A Connecticut gay man is suing the Bayer Corporation after it refused to pay him survivors’ benefits after his husband died.
Bayer claims they do not owe Gerald Passaro any money despite his marriage to Thomas Buckholz, an employee of Bayer for over 20 years who legally married Passaro in Connecticut in November of 2008.
They had been together for 13 years prior to their marriage.
Buckholz died in January 0f 2009, just two months after their wedding, at which point Passaro sought the benefits the company’s pension plan is supposed to pay out to surviving spouses of employees but Bayer told him he was not eligible because of the US federal government’s Defense of Marriage Act.
Passaro was one of the parties to the court case that struck down part of the Defense of Marriage Act and he asked Bayer to reconsider whether he was eligible for survivor benefits after that verdict but they refused to do so.

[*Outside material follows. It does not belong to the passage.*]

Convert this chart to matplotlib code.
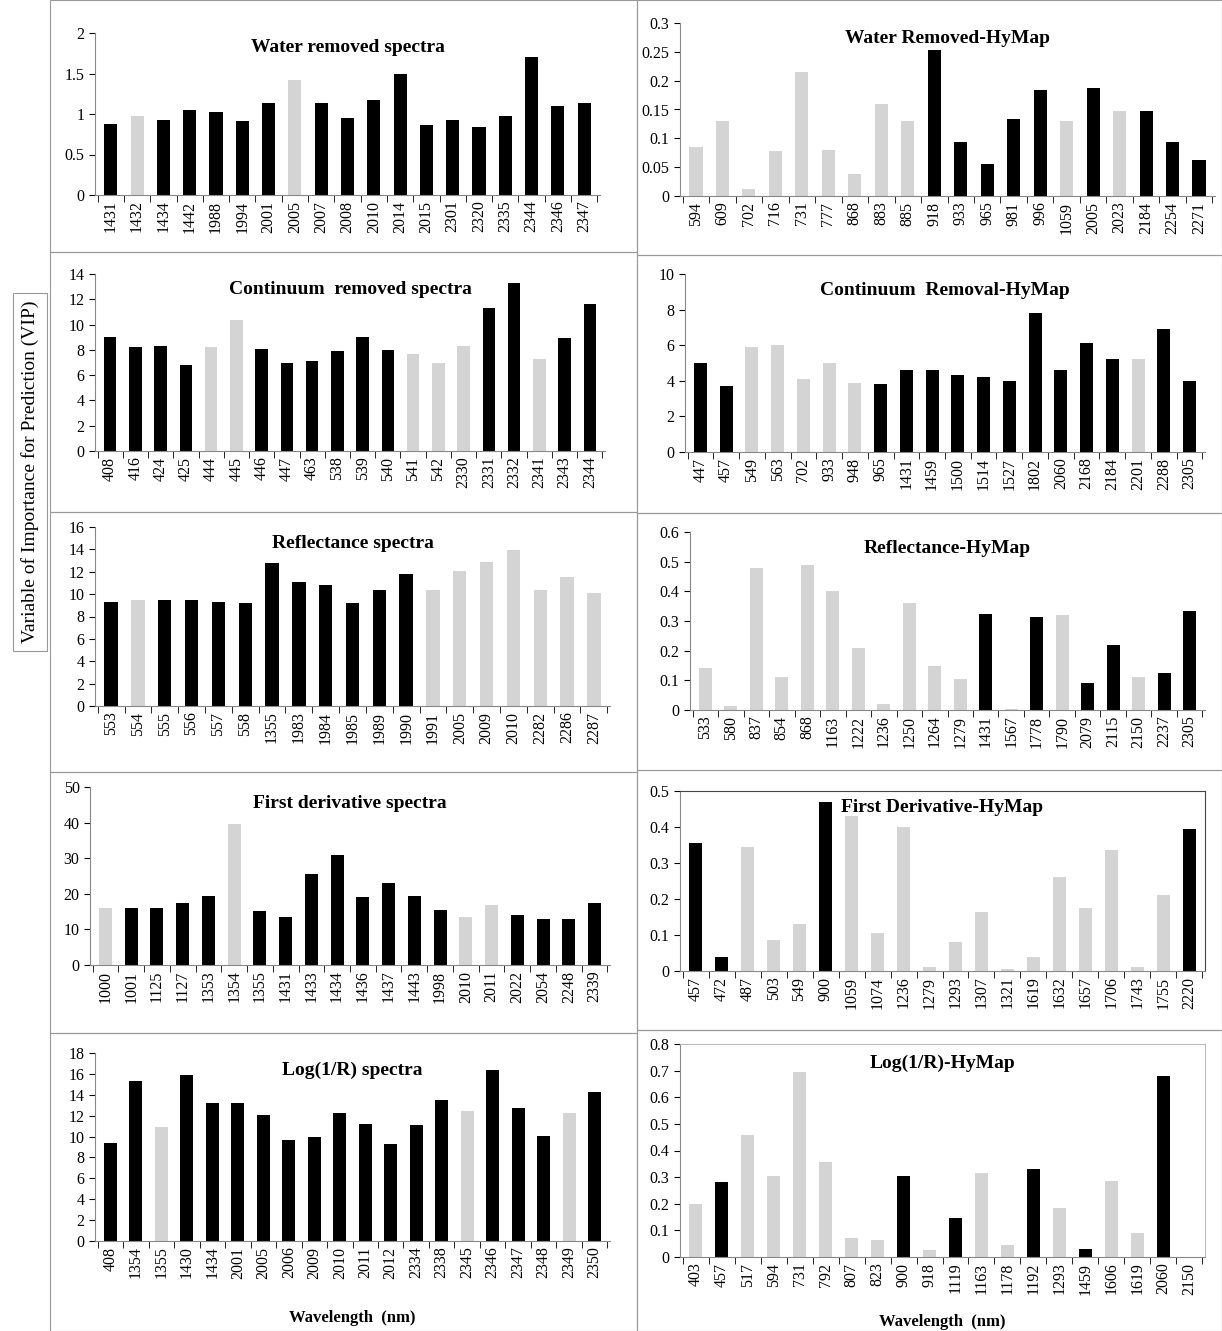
import matplotlib

matplotlib.use("Agg")

import matplotlib.pyplot as plt
from matplotlib.patches import Rectangle

plt.rcParams["font.family"] = ["Liberation Serif", "DejaVu Serif"]

W, H = 1222, 1331
BLACK = "#000000"
GRAY = "#d4d4d4"

# ---- data -------------------------------------------------------------
wr_labels = [1431, 1432, 1434, 1442, 1988, 1994, 2001, 2005, 2007, 2008, 2010,
             2014, 2015, 2301, 2320, 2335, 2344, 2346, 2347]
wr_values = [0.88, 0.97, 0.93, 1.05, 1.02, 0.91, 1.13, 1.42, 1.13, 0.95, 1.17,
             1.49, 0.86, 0.93, 0.84, 0.98, 1.70, 1.10, 1.13]
wr_gray = [1432, 2005]

wrh_labels = [594, 609, 702, 716, 731, 777, 868, 883, 885, 918, 933, 965, 981,
              996, 1059, 2005, 2023, 2184, 2254, 2271]
wrh_values = [0.085, 0.13, 0.012, 0.078, 0.215, 0.08, 0.038, 0.16, 0.13, 0.253,
              0.093, 0.055, 0.133, 0.183, 0.13, 0.188, 0.148, 0.148, 0.093, 0.063]
wrh_gray = [594, 609, 702, 716, 731, 777, 868, 883, 885, 1059, 2023]

cr_labels = [408, 416, 424, 425, 444, 445, 446, 447, 463, 538, 539, 540, 541,
             542, 2330, 2331, 2332, 2341, 2343, 2344]
cr_values = [9.0, 8.2, 8.3, 6.8, 8.2, 10.4, 8.1, 7.0, 7.1, 7.9, 9.0, 8.0, 7.7,
             7.0, 8.3, 11.3, 13.3, 7.3, 8.9, 11.6]
cr_gray = [444, 445, 541, 542, 2330, 2341]

crh_labels = [447, 457, 549, 563, 702, 933, 948, 965, 1431, 1459, 1500, 1514,
              1527, 1802, 2060, 2168, 2184, 2201, 2288, 2305]
crh_values = [5.0, 3.7, 5.9, 6.0, 4.1, 5.0, 3.9, 3.8, 4.6, 4.6, 4.3, 4.2, 4.0,
              7.8, 4.6, 6.1, 5.2, 5.2, 6.9, 4.0]
crh_gray = [549, 563, 702, 933, 948, 2201]

rf_labels = [553, 554, 555, 556, 557, 558, 1355, 1983, 1984, 1985, 1989, 1990,
             1991, 2005, 2009, 2010, 2282, 2286, 2287]
rf_values = [9.3, 9.5, 9.5, 9.5, 9.3, 9.2, 12.8, 11.1, 10.8, 9.2, 10.4, 11.8,
             10.4, 12.1, 12.9, 13.9, 10.4, 11.5, 10.1]
rf_gray = [554, 1991, 2005, 2009, 2010, 2282, 2286, 2287]

rfh_labels = [533, 580, 837, 854, 868, 1163, 1222, 1236, 1250, 1264, 1279, 1431,
              1567, 1778, 1790, 2079, 2115, 2150, 2237, 2305]
rfh_values = [0.14, 0.015, 0.48, 0.11, 0.49, 0.40, 0.21, 0.02, 0.36, 0.15, 0.105,
              0.325, 0.005, 0.315, 0.32, 0.09, 0.22, 0.11, 0.125, 0.335]
rfh_gray = [533, 580, 837, 854, 868, 1163, 1222, 1236, 1250, 1264, 1279, 1567,
            1790, 2150]

fd_labels = [1000, 1001, 1125, 1127, 1353, 1354, 1355, 1431, 1433, 1434, 1436,
             1437, 1443, 1998, 2010, 2011, 2022, 2054, 2248, 2339]
fd_values = [16, 16, 16, 17.5, 19.5, 39.5, 15.2, 13.5, 25.5, 31, 19, 23, 19.5,
             15.5, 13.5, 16.8, 14, 13, 13, 17.5]
fd_gray = [1000, 1354, 2010, 2011]

fdh_labels = [457, 472, 487, 503, 549, 900, 1059, 1074, 1236, 1279, 1293, 1307,
              1321, 1619, 1632, 1657, 1706, 1743, 1755, 2220]
fdh_values = [0.355, 0.04, 0.345, 0.085, 0.13, 0.47, 0.43, 0.105, 0.40, 0.01,
              0.08, 0.165, 0.005, 0.04, 0.26, 0.175, 0.335, 0.01, 0.21, 0.395]
fdh_gray = [487, 503, 549, 1059, 1074, 1236, 1279, 1293, 1307, 1321, 1619, 1632,
            1657, 1706, 1743, 1755]

lg_labels = [408, 1354, 1355, 1430, 1434, 2001, 2005, 2006, 2009, 2010, 2011,
             2012, 2334, 2338, 2345, 2346, 2347, 2348, 2349, 2350]
lg_values = [9.4, 15.3, 10.9, 15.9, 13.2, 13.2, 12.1, 9.7, 10.0, 12.3, 11.2, 9.3,
             11.1, 13.5, 12.4, 16.4, 12.7, 10.1, 12.3, 14.3]
lg_gray = [1355, 2345, 2349]

lgh_labels = [403, 457, 517, 594, 731, 792, 807, 823, 900, 918, 1119, 1163, 1178,
              1192, 1293, 1459, 1606, 1619, 2060, 2150]
lgh_values = [0.20, 0.28, 0.46, 0.305, 0.695, 0.355, 0.07, 0.065, 0.305, 0.025,
              0.145, 0.315, 0.045, 0.33, 0.185, 0.03, 0.285, 0.09, 0.68, 0.0]
lgh_gray = [403, 517, 594, 731, 792, 807, 823, 918, 1163, 1178, 1293, 1606, 1619]

# title, labels, values, gray, ymax, ystep, axes box px, frame, xlabel y px
panels = [
    ("Water removed spectra", wr_labels, wr_values, wr_gray, 2, 0.5,
     (95, 33, 600, 195), False, None),
    ("Water Removed-HyMap", wrh_labels, wrh_values, wrh_gray, 0.3, 0.05,
     (680, 23, 1215, 196), False, None),
    ("Continuum  removed spectra", cr_labels, cr_values, cr_gray, 14, 2,
     (95, 274, 605, 451), False, None),
    ("Continuum  Removal-HyMap", crh_labels, crh_values, crh_gray, 10, 2,
     (685, 274, 1205, 452), False, None),
    ("Reflectance spectra", rf_labels, rf_values, rf_gray, 16, 2,
     (95, 527, 610, 706), False, None),
    ("Reflectance-HyMap", rfh_labels, rfh_values, rfh_gray, 0.6, 0.1,
     (690, 532, 1205, 710), False, None),
    ("First derivative spectra", fd_labels, fd_values, fd_gray, 50, 10,
     (90, 787, 610, 965), False, None),
    ("First Derivative-HyMap", fdh_labels, fdh_values, fdh_gray, 0.5, 0.1,
     (680, 791, 1205, 971), True, None),
    ("Log(1/R) spectra", lg_labels, lg_values, lg_gray, 18, 2,
     (95, 1053, 610, 1241), False, 1318),
    ("Log(1/R)-HyMap", lgh_labels, lgh_values, lgh_gray, 0.8, 0.1,
     (680, 1044, 1205, 1257), True, 1322),
]

# panel boxes (left, top, right, bottom) in pixels
boxes = [
    (50, 0, 637, 252), (637, 0, 1222, 255),
    (50, 252, 637, 512), (637, 255, 1222, 513),
    (50, 512, 637, 772), (637, 513, 1222, 770),
    (50, 772, 637, 1033), (637, 770, 1222, 1030),
    (50, 1033, 637, 1331), (637, 1030, 1222, 1331),
]

fig = plt.figure(figsize=(W / 100, H / 100), dpi=100)

for l, t, r, b in boxes:
    fig.patches.append(Rectangle((l / W, 1 - b / H), (r - l) / W, (b - t) / H,
                                 transform=fig.transFigure, fill=False,
                                 edgecolor="#999999", linewidth=0.8))

for (title, labels, values, gray, ymax, ystep, (l, t, r, b),
     frame, xlab_y) in panels:
    ax = fig.add_axes([l / W, 1 - b / H, (r - l) / W, (b - t) / H])
    x = list(range(len(labels)))
    colors = [GRAY if lab in gray else BLACK for lab in labels]
    ax.bar(x, values, width=0.5, color=colors)
    ax.set_xlim(-0.6, len(labels) - 0.4)
    ax.set_ylim(0, ymax)
    n = int(round(ymax / ystep))
    ticks = [round(i * ystep, 4) for i in range(n + 1)]
    ax.set_yticks(ticks)
    ax.set_yticklabels([f"{v:g}" for v in ticks], fontsize=11.5)
    ax.set_xticks(x)
    ax.set_xticklabels([str(v) for v in labels], rotation=90, fontsize=11.5)
    ax.set_xticks([i + 0.5 for i in range(-1, len(labels))], minor=True)
    ax.tick_params(axis="x", which="major", length=0, pad=4)
    ax.tick_params(axis="x", which="minor", length=5, direction="out")
    ax.tick_params(axis="y", length=4, direction="out")
    ax.spines["left"].set_color("#888888")
    ax.spines["bottom"].set_color("#888888")
    if frame:
        edge = "#444444" if title.startswith("First") else "#bbbbbb"
        ax.spines["top"].set_color(edge)
        ax.spines["right"].set_color(edge)
    else:
        ax.spines["top"].set_visible(False)
        ax.spines["right"].set_visible(False)
    ax.text(0.5, 0.91, title, transform=ax.transAxes, ha="center", va="center",
            fontsize=14, fontweight="bold")
    if xlab_y is not None:
        fig.text((l + r) / 2 / W, 1 - xlab_y / H, "Wavelength  (nm)",
                 ha="center", va="center", fontsize=12, fontweight="bold")

fig.text(30 / W, 1 - 472 / H, "Variable of Importance for Prediction (VIP)",
         rotation=90, ha="center", va="center", fontsize=14,
         bbox=dict(boxstyle="square,pad=0.4", facecolor="white",
                   edgecolor="#999999", linewidth=0.8))

fig.savefig("out.png", dpi=100)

In response, Passaro filed a lawsuit against Bayer via his lawyers the Gay & Lesbian Advocates & Defenders (GLAD) in the District Court for Connecticut.
‘Despite the fact that DOMA has been found unconstitutional, Bayer continues to deny benefits to Jerry even though its pension plan provides benefits to all surviving spouses and even though federal law (ERISA) mandates pension benefits for surviving spouses under plans like Bayer’s,’ GLAD interim executive director Gary Buseck said in a statement.
‘Bayer has turned a deaf ear to its legal and moral obligation to the widower of a dedicated employee, who is in need of this basic support that his husband earned.’
The Bayer Corporation is 151 years old and invented both aspirin and heroin – though it has not manufactured the later for many decades.